DATA EXTRACT -
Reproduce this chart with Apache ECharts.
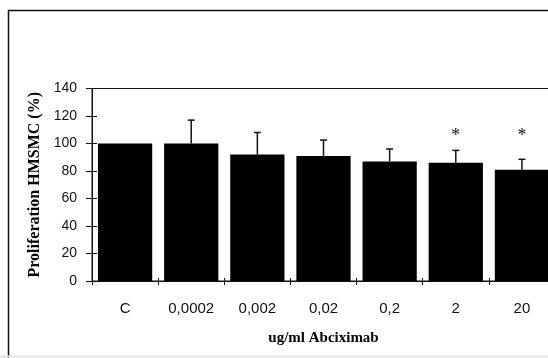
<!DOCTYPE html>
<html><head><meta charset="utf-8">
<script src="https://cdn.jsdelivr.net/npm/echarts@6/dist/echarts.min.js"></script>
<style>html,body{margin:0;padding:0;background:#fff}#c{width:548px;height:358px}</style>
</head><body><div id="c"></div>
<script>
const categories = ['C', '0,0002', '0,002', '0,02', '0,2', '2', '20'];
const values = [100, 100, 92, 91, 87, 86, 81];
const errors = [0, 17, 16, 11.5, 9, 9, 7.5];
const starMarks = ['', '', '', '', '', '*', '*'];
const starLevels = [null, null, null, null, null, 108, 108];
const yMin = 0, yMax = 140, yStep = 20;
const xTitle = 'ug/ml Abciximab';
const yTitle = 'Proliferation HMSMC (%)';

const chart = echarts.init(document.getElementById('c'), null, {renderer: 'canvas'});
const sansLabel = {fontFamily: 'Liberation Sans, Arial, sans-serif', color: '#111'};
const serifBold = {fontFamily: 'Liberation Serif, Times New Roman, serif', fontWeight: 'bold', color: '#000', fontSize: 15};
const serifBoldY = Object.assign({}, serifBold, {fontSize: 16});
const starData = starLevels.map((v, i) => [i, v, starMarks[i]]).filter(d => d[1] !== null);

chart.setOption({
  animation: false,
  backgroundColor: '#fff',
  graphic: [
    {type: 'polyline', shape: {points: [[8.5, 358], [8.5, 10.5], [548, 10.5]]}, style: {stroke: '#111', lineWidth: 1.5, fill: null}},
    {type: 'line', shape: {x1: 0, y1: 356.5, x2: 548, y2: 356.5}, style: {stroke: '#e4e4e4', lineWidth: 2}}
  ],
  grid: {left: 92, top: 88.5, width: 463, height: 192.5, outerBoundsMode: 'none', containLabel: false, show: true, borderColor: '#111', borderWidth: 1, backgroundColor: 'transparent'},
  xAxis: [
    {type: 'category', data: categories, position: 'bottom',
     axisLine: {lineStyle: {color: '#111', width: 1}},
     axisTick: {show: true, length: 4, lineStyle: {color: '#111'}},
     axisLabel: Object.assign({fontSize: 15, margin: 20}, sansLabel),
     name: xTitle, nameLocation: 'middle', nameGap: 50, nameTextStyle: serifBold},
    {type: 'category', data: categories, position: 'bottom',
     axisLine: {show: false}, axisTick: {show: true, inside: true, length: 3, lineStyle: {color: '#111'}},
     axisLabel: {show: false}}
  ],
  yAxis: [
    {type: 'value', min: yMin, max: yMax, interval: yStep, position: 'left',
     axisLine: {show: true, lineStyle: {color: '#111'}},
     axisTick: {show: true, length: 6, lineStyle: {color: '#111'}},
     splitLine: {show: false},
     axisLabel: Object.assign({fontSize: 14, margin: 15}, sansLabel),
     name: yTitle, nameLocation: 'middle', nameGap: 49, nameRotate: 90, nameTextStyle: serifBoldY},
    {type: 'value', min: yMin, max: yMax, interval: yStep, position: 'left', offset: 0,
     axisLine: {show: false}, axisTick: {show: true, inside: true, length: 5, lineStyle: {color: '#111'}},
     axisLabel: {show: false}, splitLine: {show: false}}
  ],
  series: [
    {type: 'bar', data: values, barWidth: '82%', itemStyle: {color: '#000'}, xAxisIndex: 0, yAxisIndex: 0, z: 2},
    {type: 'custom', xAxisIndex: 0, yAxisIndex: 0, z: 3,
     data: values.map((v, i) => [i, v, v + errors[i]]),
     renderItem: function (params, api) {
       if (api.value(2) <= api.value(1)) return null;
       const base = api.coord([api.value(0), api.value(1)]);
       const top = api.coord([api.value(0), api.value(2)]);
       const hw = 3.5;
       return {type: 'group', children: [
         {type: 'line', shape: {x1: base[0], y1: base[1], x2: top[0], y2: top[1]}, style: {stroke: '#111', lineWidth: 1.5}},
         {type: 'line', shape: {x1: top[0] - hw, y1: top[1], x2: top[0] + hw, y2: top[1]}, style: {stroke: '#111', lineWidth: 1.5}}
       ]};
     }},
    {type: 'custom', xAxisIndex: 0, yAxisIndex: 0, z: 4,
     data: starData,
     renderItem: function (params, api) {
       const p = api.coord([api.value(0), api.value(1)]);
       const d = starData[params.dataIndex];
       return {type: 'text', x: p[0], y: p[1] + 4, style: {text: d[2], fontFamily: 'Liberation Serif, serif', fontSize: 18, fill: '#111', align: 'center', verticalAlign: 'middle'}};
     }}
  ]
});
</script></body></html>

WHAT YOU HAVE TO DO -
Please repeat exactly the data above from its first line to the line that contains "const yTitle = 'Proliferation HMSMC (%)';", inclusive, and leave every picture out.

FULL RESPONSE -
Reproduce this chart with Apache ECharts.
<!DOCTYPE html>
<html><head><meta charset="utf-8">
<script src="https://cdn.jsdelivr.net/npm/echarts@6/dist/echarts.min.js"></script>
<style>html,body{margin:0;padding:0;background:#fff}#c{width:548px;height:358px}</style>
</head><body><div id="c"></div>
<script>
const categories = ['C', '0,0002', '0,002', '0,02', '0,2', '2', '20'];
const values = [100, 100, 92, 91, 87, 86, 81];
const errors = [0, 17, 16, 11.5, 9, 9, 7.5];
const starMarks = ['', '', '', '', '', '*', '*'];
const starLevels = [null, null, null, null, null, 108, 108];
const yMin = 0, yMax = 140, yStep = 20;
const xTitle = 'ug/ml Abciximab';
const yTitle = 'Proliferation HMSMC (%)';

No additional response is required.